The team sifted through the vast amounts of video, whittling it down to around 200 hours of the best submissions.

Although the majority of the clips had to be left on the cutting room floor, all the submissions will remain on YouTube in their dedicated Life in A Day portal.

'Extraordinary material'

The film, which is still being edited by Mr Macdonald and his team, is attempting to depict a "single day on earth".

"I keep saying that it's like one person's story," Mr Macdonald says.

"It's just that every time you cut that person's soul goes with you but the body stays behind. It's almost telling the story of the world as one person, but one person that keeps mutating in form."

Before the project began, Mr Macdonald realised that while it would be easy to get floods of content from the wealthy, tech-savvy youth of the Western world, for the film to truly represent the world they would have to reach out to less-enabled communities.
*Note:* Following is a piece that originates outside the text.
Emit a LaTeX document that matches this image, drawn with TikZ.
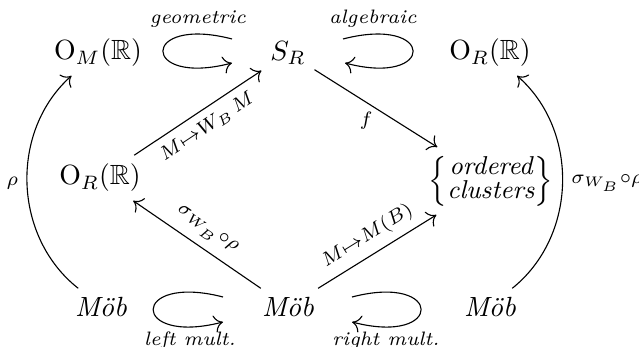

"For Life In A Day to be truly representative we felt we had to then do something about that. We went out and bought 400 plus cameras.

"Then we sent those cameras out to parts of Africa, Asia, Latin America - they were distributed to people in quite remote parts of the world.

"So some of the material is really extraordinary for that reason."

Despite all of the clips arguably having no relation to each other - other than the day of filming - Mr Macdonald has made some attempt to tie them all up as smoothly as possible.

"It was a full moon that day.

"So with the first opening sequence with the moon in various different countries - Malawi, South Africa, Australia.

"So you establish, right at the beginning, this idea that this is about the entire world at the same time. I don't think anyone has done a film like this. It hasn't been done before, and obviously it can only happen because of the new technology."

Darker side

Those technology hurdles provided ample headaches for Mr Walker, who had to deal with over 60 different frame rates - the speed at which a clip is shot - to make the entire production appear seamless.

He says the film is about much more than just your typical casual YouTube clip.

"This project has given us an opportunity to look slightly more in-depth.

"There is a darker side to the story as well, we have some very troubling material which came from the Love Parade in Germany, for example, where the fact that there were so many kids there with mobile phones and Flipcams means that we've got a YouTuber's view of a terrible tragedy taking place step-by-step."

More than 500 people were injured and 21 people were killed during a stampede at the dance festival in the city of Duisburg.

"There are some really shocking clips," adds Mr Macdonald.

"You are allowed in, for five minutes, ten minutes, to somebody's head who has a peculiar view of the way things function. There also are a few clips where you think this person needs help, not a camera."

Yet, despite some hard-hitting, emotional scenes, Mr Macdonald believes watching Life In A Day will be an uplifting experience.

"It's an optimistic film. It's a film about how wonderful it is to be alive."